===== Information shown =====

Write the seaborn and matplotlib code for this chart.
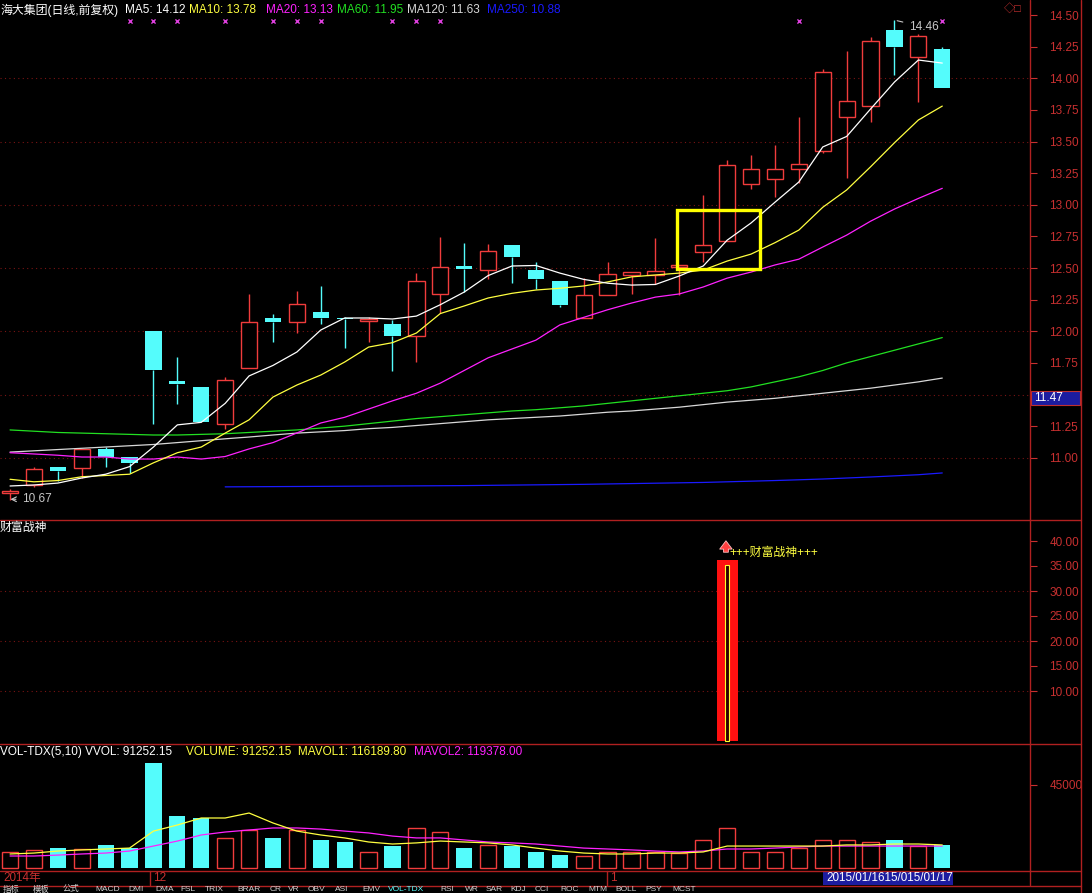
import matplotlib
matplotlib.use("Agg")
import matplotlib.pyplot as plt
from matplotlib import font_manager
from matplotlib.patches import Rectangle
from matplotlib.ticker import FormatStrFormatter
import numpy as np
import pandas as pd
import seaborn as sns

# ---- daily candles (前复权) ----
opens = [10.72, 10.785, 10.93, 10.92, 11.07, 11.01, 12.00, 11.607, 11.56, 11.27,
         11.71, 12.105, 12.07, 12.15, 12.105, 12.08, 12.057, 11.96, 12.295, 12.516,
         12.484, 12.68, 12.484, 12.397, 12.105, 12.287, 12.445, 12.445, 12.508, 12.626,
         12.713, 13.164, 13.204, 13.283, 13.425, 13.694, 13.78, 14.381, 14.168, 14.23]
highs = [10.75, 10.93, 10.93, 11.07, 11.085, 11.01, 12.00, 11.80, 11.56, 11.64,
         12.295, 12.14, 12.32, 12.36, 12.11, 12.11, 12.09, 12.46, 12.745, 12.70,
         12.69, 12.68, 12.547, 12.397, 12.42, 12.547, 12.468, 12.737, 12.516, 13.077,
         13.354, 13.393, 13.472, 13.694, 14.073, 14.215, 14.326, 14.46, 14.35, 14.247]
lows = [10.67, 10.77, 10.82, 10.84, 10.93, 10.88, 11.27, 11.425, 11.28, 11.23,
        11.71, 11.915, 11.99, 12.06, 11.87, 11.915, 11.686, 11.757, 12.144, 12.31,
        12.41, 12.38, 12.334, 12.19, 12.105, 12.287, 12.295, 12.374, 12.287, 12.547,
        12.713, 13.124, 13.06, 13.17, 13.41, 13.21, 13.654, 14.026, 13.81, 13.92]
closes = [10.74, 10.91, 10.895, 11.07, 11.01, 10.96, 11.69, 11.58, 11.28, 11.615,
          12.07, 12.07, 12.215, 12.105, 12.095, 12.095, 11.96, 12.397, 12.508, 12.49,
          12.634, 12.587, 12.41, 12.21, 12.287, 12.453, 12.468, 12.476, 12.516, 12.68,
          13.314, 13.283, 13.283, 13.322, 14.05, 13.82, 14.294, 14.247, 14.334, 13.92]

# ---- moving averages ----
ma5 = [10.777, 10.785, 10.80, 10.84, 10.87, 10.93, 11.085, 11.26, 11.28, 11.43,
       11.647, 11.73, 11.836, 12.01, 12.105, 12.105, 12.097, 12.12, 12.21, 12.31,
       12.44, 12.516, 12.52, 12.46, 12.41, 12.38, 12.365, 12.37, 12.437, 12.516,
       12.72, 12.856, 13.02, 13.18, 13.457, 13.54, 13.757, 13.97, 14.144, 14.12]
ma10 = [10.83, 10.81, 10.82, 10.85, 10.86, 10.87, 10.96, 11.04, 11.085, 11.195,
        11.30, 11.48, 11.575, 11.654, 11.757, 11.875, 11.91, 11.986, 12.14, 12.20,
        12.263, 12.30, 12.326, 12.34, 12.358, 12.39, 12.43, 12.445, 12.46, 12.484,
        12.555, 12.61, 12.70, 12.80, 12.98, 13.117, 13.30, 13.49, 13.67, 13.78]
ma20 = [11.04, 11.03, 11.02, 11.006, 11.006, 10.99, 10.99, 11.006, 10.99, 11.01,
        11.07, 11.12, 11.196, 11.275, 11.32, 11.385, 11.45, 11.51, 11.59, 11.69,
        11.79, 11.86, 11.93, 12.05, 12.11, 12.17, 12.223, 12.27, 12.295, 12.35,
        12.42, 12.468, 12.524, 12.57, 12.666, 12.76, 12.87, 12.966, 13.05, 13.13]
ma60 = [11.22, 11.21, 11.20, 11.195, 11.19, 11.185, 11.18, 11.18, 11.185, 11.19,
        11.20, 11.21, 11.22, 11.235, 11.25, 11.27, 11.29, 11.31, 11.325, 11.34,
        11.355, 11.37, 11.38, 11.395, 11.41, 11.43, 11.45, 11.47, 11.49, 11.51,
        11.53, 11.56, 11.60, 11.64, 11.69, 11.75, 11.80, 11.85, 11.90, 11.95]
ma120 = [11.045, 11.055, 11.065, 11.075, 11.085, 11.095, 11.105, 11.12, 11.135, 11.15,
         11.164, 11.18, 11.195, 11.205, 11.215, 11.23, 11.24, 11.255, 11.27, 11.285,
         11.30, 11.31, 11.32, 11.33, 11.345, 11.36, 11.37, 11.385, 11.40, 11.42,
         11.44, 11.455, 11.47, 11.49, 11.51, 11.53, 11.55, 11.575, 11.60, 11.63]
ma250 = [np.nan] * 9 + [
    10.770, 10.771, 10.772, 10.773, 10.774, 10.775, 10.776, 10.777, 10.778, 10.779,
    10.780, 10.782, 10.784, 10.786, 10.788, 10.790, 10.793, 10.796, 10.799, 10.802,
    10.805, 10.810, 10.815, 10.820, 10.826, 10.832, 10.840, 10.848, 10.857, 10.866, 10.880]

# top "x" markers (day index)
mark_days = [5, 6, 7, 9, 11, 12, 13, 16, 17, 18, 33, 39]

# ---- 财富战神 indicator ----
signal_day = 30
signal_outer = 36.2
signal_inner = 35.2

# ---- volume ----
volume = [8700, 9800, 10800, 10300, 12500, 10800, 56900, 28200, 27100, 16300,
          20600, 16300, 20600, 15200, 14100, 8700, 11900, 21700, 19500, 10800,
          12500, 11900, 8700, 7000, 6500, 8700, 8700, 8700, 8100, 15200,
          21700, 8700, 8700, 10800, 15200, 15200, 14100, 15200, 11900, 12500]
mavol1 = [7600, 8100, 9200, 9800, 10300, 10800, 20000, 23300, 27100, 27100,
          29800, 24400, 20000, 17900, 16300, 14100, 13000, 13600, 14600, 14100,
          13600, 12500, 10800, 9200, 8100, 7600, 7600, 8100, 8100, 8700,
          11900, 11900, 11900, 11900, 11900, 12500, 12500, 13000, 13000, 12500]
mavol2 = [6500, 6500, 7000, 7600, 8100, 9200, 11900, 14600, 17900, 19500,
          20600, 21700, 21700, 21100, 20000, 19000, 17300, 16300, 16300, 15200,
          14100, 13600, 13000, 11900, 10800, 10300, 9800, 9200, 8700, 9200,
          10300, 10300, 10800, 11400, 11900, 11900, 11900, 11900, 11900, 11900]

days = np.arange(len(closes))
df = pd.DataFrame({"day": days, "open": opens, "high": highs, "low": lows, "close": closes,
                   "ma5": ma5, "ma10": ma10, "ma20": ma20, "ma60": ma60,
                   "ma120": ma120, "ma250": ma250, "vol": volume,
                   "mavol1": mavol1, "mavol2": mavol2})
up = df["close"] >= df["open"]

# ---- style ----
RED = "#F03C3C"
CYAN = "#54FCFC"
AXRED = "#C83030"
GRID = "#7A1414"
W, H = 1092, 893

sns.set_style("dark", {"axes.facecolor": "black", "figure.facecolor": "black"})
names = {f.name for f in font_manager.fontManager.ttflist}
narrow = "Liberation Sans Narrow" in names
LAT = "Liberation Sans Narrow" if narrow else "Liberation Sans"
FAM = [LAT, "Noto Sans CJK SC", "DejaVu Sans"]
plt.rcParams["font.family"] = FAM
FS = 10 if narrow else 8.5

fig = plt.figure(figsize=(W / 100, H / 100), dpi=100)
fig.patch.set_facecolor("black")
XL = (-0.42, 42.67)


def panel(y0, y1):
    ax = fig.add_axes([0, 1 - y1 / H, 1030 / W, (y1 - y0) / H])
    ax.set_facecolor("black")
    for s in ax.spines.values():
        s.set_visible(False)
    ax.set_xlim(*XL)
    ax.set_xticks([])
    ax.yaxis.tick_right()
    ax.tick_params(axis="y", colors=AXRED, length=5, width=0.8, pad=9,
                   labelsize=FS, direction="out")
    ax.grid(False)
    return ax


def ftext(x, y, s, **kw):
    kw.setdefault("va", "center")
    kw.setdefault("fontsize", FS)
    fig.text(x / W, 1 - y / H, s, **kw)


# ================= main price panel =================
ax1 = panel(0, 519)
ax1.set_ylim(10.516, 14.6186)
pticks = np.arange(11.0, 14.51, 0.25)
# the 11.50 label sits under the blue 11.47 price box
ax1.set_yticks(pticks, ["" if abs(t - 11.5) < 1e-6 else f"{t:.2f}" for t in pticks])
for g in np.arange(11.0, 14.01, 0.5):
    ax1.axhline(g, color=GRID, lw=0.8, ls=(0, (1, 3)), zorder=0)

bw = 0.68
for _, r in df.iterrows():
    lo_b, hi_b = min(r.open, r.close), max(r.open, r.close)
    col = RED if r.close >= r.open else CYAN
    ax1.vlines(r.day, hi_b, r.high, color=col, lw=1, zorder=2)
    ax1.vlines(r.day, r.low, lo_b, color=col, lw=1, zorder=2)
    h = max(hi_b - lo_b, 0.012)
    if r.close >= r.open:
        ax1.bar(r.day, h, bottom=lo_b, width=bw, facecolor="black",
                edgecolor=RED, lw=1, zorder=3)
    else:
        ax1.bar(r.day, h, bottom=lo_b, width=bw, color=CYAN, lw=0, zorder=3)

ma_styles = [("ma250", "#1a1aff"), ("ma120", "#d8d8d8"), ("ma60", "#22e022"),
             ("ma20", "#ff22ff"), ("ma10", "#ffff40"), ("ma5", "white")]
for col, c in ma_styles:
    sns.lineplot(data=df, x="day", y=col, color=c, lw=0.9, ax=ax1, zorder=4)
ax1.set_xlim(*XL)
ax1.set_xlabel("")
ax1.set_ylabel("")

ax1.scatter(mark_days, [14.453] * len(mark_days), marker="x", s=9,
            color="#e040e0", lw=1, zorder=5)
ax1.add_patch(Rectangle((27.92, 12.492), 3.455, 0.466, fill=False,
                        edgecolor="#ffff00", lw=2.4, zorder=6))
ax1.annotate("10.67", xy=(-0.1, 10.672), xytext=(0.5, 10.672), color="#c8c8c8",
             fontsize=FS, va="center",
             arrowprops=dict(arrowstyle="->", color="#c8c8c8", lw=0.8))
ax1.annotate("14.46", xy=(37.0, 14.46), xytext=(37.6, 14.405), color="#c8c8c8",
             fontsize=FS, va="center",
             arrowprops=dict(arrowstyle="-", color="#c8c8c8", lw=0.8))

# header
ftext(0, 10, "海大集团(日线,前复权)", color="white", fontsize=8.6)
hdr = [(125, "MA5: 14.12", "white"), (189, "MA10: 13.78", "#ffff40"),
       (266, "MA20: 13.13", "#ff22ff"), (337, "MA60: 11.95", "#22e022"),
       (407, "MA120: 11.63", "#d8d8d8"), (487, "MA250: 10.88", "#1a1aff")]
for x, s, c in hdr:
    ftext(x, 10, s, color=c)
ftext(1004, 8, "◇□", color=AXRED, fontsize=8)

# ================= 财富战神 panel =================
ax2 = panel(520, 743)
ax2.set_ylim(-0.4, 44.2)
ax2.set_yticks(np.arange(10, 40.1, 5))
ax2.yaxis.set_major_formatter(FormatStrFormatter("%.2f"))
for g in (10, 20, 30):
    ax2.axhline(g, color=GRID, lw=0.8, ls=(0, (1, 3)), zorder=0)
ax2.bar([signal_day], [signal_outer], width=0.875, color="#ff1010", lw=0, zorder=2)
ax2.bar([signal_day], [signal_inner], width=0.17, facecolor="#300000",
        edgecolor="#ffff30", lw=0.8, zorder=3)
ax2.annotate("", xy=(signal_day - 0.05, 40.6), xytext=(signal_day - 0.05, 37.2),
             arrowprops=dict(arrowstyle="simple,head_width=0.9,head_length=0.6,tail_width=0.35",
                             facecolor="#ff4040", edgecolor="#ffc0c0", lw=0.6,
                             mutation_scale=10))
ax2.text(signal_day + 0.1, 37.6, "+++财富战神+++", color="#ffff40",
         fontsize=8.6, va="center")
ftext(0, 528, "财富战神", color="white", fontsize=8.6)

# ================= volume panel =================
ax3 = panel(745, 870)
ax3.set_ylim(-1084, 66666)
ax3.set_yticks([45000])
ax3.yaxis.set_major_formatter(FormatStrFormatter("%d"))
ax3.bar(df.day[up], df.vol[up], width=bw, facecolor="black", edgecolor=RED,
        lw=1, zorder=2)
ax3.bar(df.day[~up], df.vol[~up], width=bw, color=CYAN, lw=0, zorder=2)
sns.lineplot(data=df, x="day", y="mavol2", color="#ff22ff", lw=0.9, ax=ax3, zorder=4)
sns.lineplot(data=df, x="day", y="mavol1", color="#ffff40", lw=0.9, ax=ax3, zorder=4)
ax3.set_xlim(*XL)
ax3.set_xlabel("")
ax3.set_ylabel("")
ftext(0, 752, "VOL-TDX(5,10) VVOL: 91252.15", color="white")
ftext(186, 752, "VOLUME: 91252.15  MAVOL1: 116189.80", color="#ffff40")
ftext(414, 752, "MAVOL2: 119378.00", color="#ff22ff")

# ================= frame lines, date bar, tabs =================
frame = fig.add_axes([0, 0, 1, 1], facecolor="none")
frame.set_xlim(0, W)
frame.set_ylim(H, 0)
frame.axis("off")
for y in (519.5, 743.5, 870.5, 885.5):
    frame.plot([0, 1081], [y, y], color="#b02020", lw=1)
frame.plot([1030, 1030], [0, 885], color="#b02020", lw=1)
frame.plot([1081, 1081], [0, 893], color="#b02020", lw=1)
frame.plot([150, 150], [871, 885], color="#b02020", lw=1)
frame.plot([607, 607], [871, 885], color="#b02020", lw=1)
frame.add_patch(Rectangle((1031, 391), 49, 14, facecolor="#1c1ca0",
                          edgecolor="#c03030", lw=0.8))
frame.text(1034, 398, "11.47", color="white", fontsize=FS, va="center")
frame.add_patch(Rectangle((823, 871.5), 130, 13.5, facecolor="#1c1ca0", lw=0))
ftext(3, 878, "2014年", color=AXRED, fontsize=8.4)
ftext(153, 878, "12", color=AXRED)
ftext(610, 878, "1", color=AXRED)
ftext(826, 878, "2015/01/1615/015/01/17", color="white", fontsize=8.4)

tabs = [(3, "指标"), (33, "模板"), (63, "公式"), (95, "MACD"), (128, "DMI"),
        (155, "DMA"), (180, "FSL"), (205, "TRIX"), (237, "BRAR"), (270, "CR"),
        (288, "VR"), (308, "OBV"), (335, "ASI"), (362, "EMV"), (388, "VOL-TDX"),
        (440, "RSI"), (465, "WR"), (486, "SAR"), (510, "KDJ"), (535, "CCI"),
        (560, "ROC"), (588, "MTM"), (615, "BOLL"), (645, "PSY"), (672, "MCST")]
for x, s in tabs:
    c = CYAN if s == "VOL-TDX" else "#d0d0d0"
    ftext(x, 889.5, s, color=c, fontsize=6)

fig.savefig("out.png", dpi=100, facecolor="black")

=====

What to do: From the first line above through the line containing "14.247, 14.334, 13.92]", copy everything exactly, without the pictures.

Correct result:
Write the seaborn and matplotlib code for this chart.
import matplotlib
matplotlib.use("Agg")
import matplotlib.pyplot as plt
from matplotlib import font_manager
from matplotlib.patches import Rectangle
from matplotlib.ticker import FormatStrFormatter
import numpy as np
import pandas as pd
import seaborn as sns

# ---- daily candles (前复权) ----
opens = [10.72, 10.785, 10.93, 10.92, 11.07, 11.01, 12.00, 11.607, 11.56, 11.27,
         11.71, 12.105, 12.07, 12.15, 12.105, 12.08, 12.057, 11.96, 12.295, 12.516,
         12.484, 12.68, 12.484, 12.397, 12.105, 12.287, 12.445, 12.445, 12.508, 12.626,
         12.713, 13.164, 13.204, 13.283, 13.425, 13.694, 13.78, 14.381, 14.168, 14.23]
highs = [10.75, 10.93, 10.93, 11.07, 11.085, 11.01, 12.00, 11.80, 11.56, 11.64,
         12.295, 12.14, 12.32, 12.36, 12.11, 12.11, 12.09, 12.46, 12.745, 12.70,
         12.69, 12.68, 12.547, 12.397, 12.42, 12.547, 12.468, 12.737, 12.516, 13.077,
         13.354, 13.393, 13.472, 13.694, 14.073, 14.215, 14.326, 14.46, 14.35, 14.247]
lows = [10.67, 10.77, 10.82, 10.84, 10.93, 10.88, 11.27, 11.425, 11.28, 11.23,
        11.71, 11.915, 11.99, 12.06, 11.87, 11.915, 11.686, 11.757, 12.144, 12.31,
        12.41, 12.38, 12.334, 12.19, 12.105, 12.287, 12.295, 12.374, 12.287, 12.547,
        12.713, 13.124, 13.06, 13.17, 13.41, 13.21, 13.654, 14.026, 13.81, 13.92]
closes = [10.74, 10.91, 10.895, 11.07, 11.01, 10.96, 11.69, 11.58, 11.28, 11.615,
          12.07, 12.07, 12.215, 12.105, 12.095, 12.095, 11.96, 12.397, 12.508, 12.49,
          12.634, 12.587, 12.41, 12.21, 12.287, 12.453, 12.468, 12.476, 12.516, 12.68,
          13.314, 13.283, 13.283, 13.322, 14.05, 13.82, 14.294, 14.247, 14.334, 13.92]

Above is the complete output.